- [Task to carry out]: Restate the listing that follows word for word, without its pictures.

======== Provided data

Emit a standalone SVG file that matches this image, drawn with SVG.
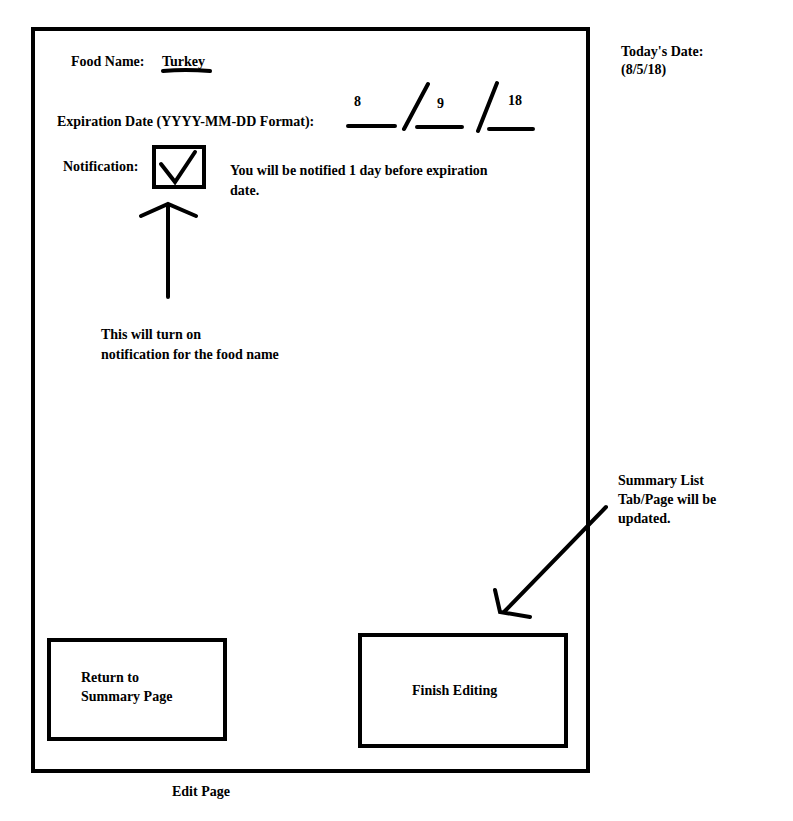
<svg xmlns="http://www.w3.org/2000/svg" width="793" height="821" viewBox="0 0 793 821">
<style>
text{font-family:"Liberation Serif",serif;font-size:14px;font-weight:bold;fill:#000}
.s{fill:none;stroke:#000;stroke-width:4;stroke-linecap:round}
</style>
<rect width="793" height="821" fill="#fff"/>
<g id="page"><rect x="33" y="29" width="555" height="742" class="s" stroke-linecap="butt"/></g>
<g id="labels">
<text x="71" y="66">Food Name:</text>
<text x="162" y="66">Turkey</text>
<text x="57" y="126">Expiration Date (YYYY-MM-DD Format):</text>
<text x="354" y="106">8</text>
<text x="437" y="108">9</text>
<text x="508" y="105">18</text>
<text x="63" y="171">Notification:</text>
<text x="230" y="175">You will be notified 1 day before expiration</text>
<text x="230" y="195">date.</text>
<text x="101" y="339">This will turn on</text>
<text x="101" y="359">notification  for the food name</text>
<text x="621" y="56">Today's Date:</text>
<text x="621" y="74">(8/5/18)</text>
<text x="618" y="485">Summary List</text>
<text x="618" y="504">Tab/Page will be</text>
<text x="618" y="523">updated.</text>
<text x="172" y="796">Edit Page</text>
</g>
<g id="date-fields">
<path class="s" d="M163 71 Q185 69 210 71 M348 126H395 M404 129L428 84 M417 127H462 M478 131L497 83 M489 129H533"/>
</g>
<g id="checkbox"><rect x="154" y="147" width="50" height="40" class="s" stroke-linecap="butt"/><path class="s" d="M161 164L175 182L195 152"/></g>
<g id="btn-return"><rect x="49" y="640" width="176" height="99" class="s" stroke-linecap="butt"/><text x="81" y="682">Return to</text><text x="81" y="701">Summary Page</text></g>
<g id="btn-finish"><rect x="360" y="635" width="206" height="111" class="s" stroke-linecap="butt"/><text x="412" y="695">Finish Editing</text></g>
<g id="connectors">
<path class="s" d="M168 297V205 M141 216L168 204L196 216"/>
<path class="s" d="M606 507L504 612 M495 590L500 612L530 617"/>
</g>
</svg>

================

- [Output of the task]:
Emit a standalone SVG file that matches this image, drawn with SVG.
<svg xmlns="http://www.w3.org/2000/svg" width="793" height="821" viewBox="0 0 793 821">
<style>
text{font-family:"Liberation Serif",serif;font-size:14px;font-weight:bold;fill:#000}
.s{fill:none;stroke:#000;stroke-width:4;stroke-linecap:round}
</style>
<rect width="793" height="821" fill="#fff"/>
<g id="page"><rect x="33" y="29" width="555" height="742" class="s" stroke-linecap="butt"/></g>
<g id="labels">
<text x="71" y="66">Food Name:</text>
<text x="162" y="66">Turkey</text>
<text x="57" y="126">Expiration Date (YYYY-MM-DD Format):</text>
<text x="354" y="106">8</text>
<text x="437" y="108">9</text>
<text x="508" y="105">18</text>
<text x="63" y="171">Notification:</text>
<text x="230" y="175">You will be notified 1 day before expiration</text>
<text x="230" y="195">date.</text>
<text x="101" y="339">This will turn on</text>
<text x="101" y="359">notification  for the food name</text>
<text x="621" y="56">Today's Date:</text>
<text x="621" y="74">(8/5/18)</text>
<text x="618" y="485">Summary List</text>
<text x="618" y="504">Tab/Page will be</text>
<text x="618" y="523">updated.</text>
<text x="172" y="796">Edit Page</text>
</g>
<g id="date-fields">
<path class="s" d="M163 71 Q185 69 210 71 M348 126H395 M404 129L428 84 M417 127H462 M478 131L497 83 M489 129H533"/>
</g>
<g id="checkbox"><rect x="154" y="147" width="50" height="40" class="s" stroke-linecap="butt"/><path class="s" d="M161 164L175 182L195 152"/></g>
<g id="btn-return"><rect x="49" y="640" width="176" height="99" class="s" stroke-linecap="butt"/><text x="81" y="682">Return to</text><text x="81" y="701">Summary Page</text></g>
<g id="btn-finish"><rect x="360" y="635" width="206" height="111" class="s" stroke-linecap="butt"/><text x="412" y="695">Finish Editing</text></g>
<g id="connectors">
<path class="s" d="M168 297V205 M141 216L168 204L196 216"/>
<path class="s" d="M606 507L504 612 M495 590L500 612L530 617"/>
</g>
</svg>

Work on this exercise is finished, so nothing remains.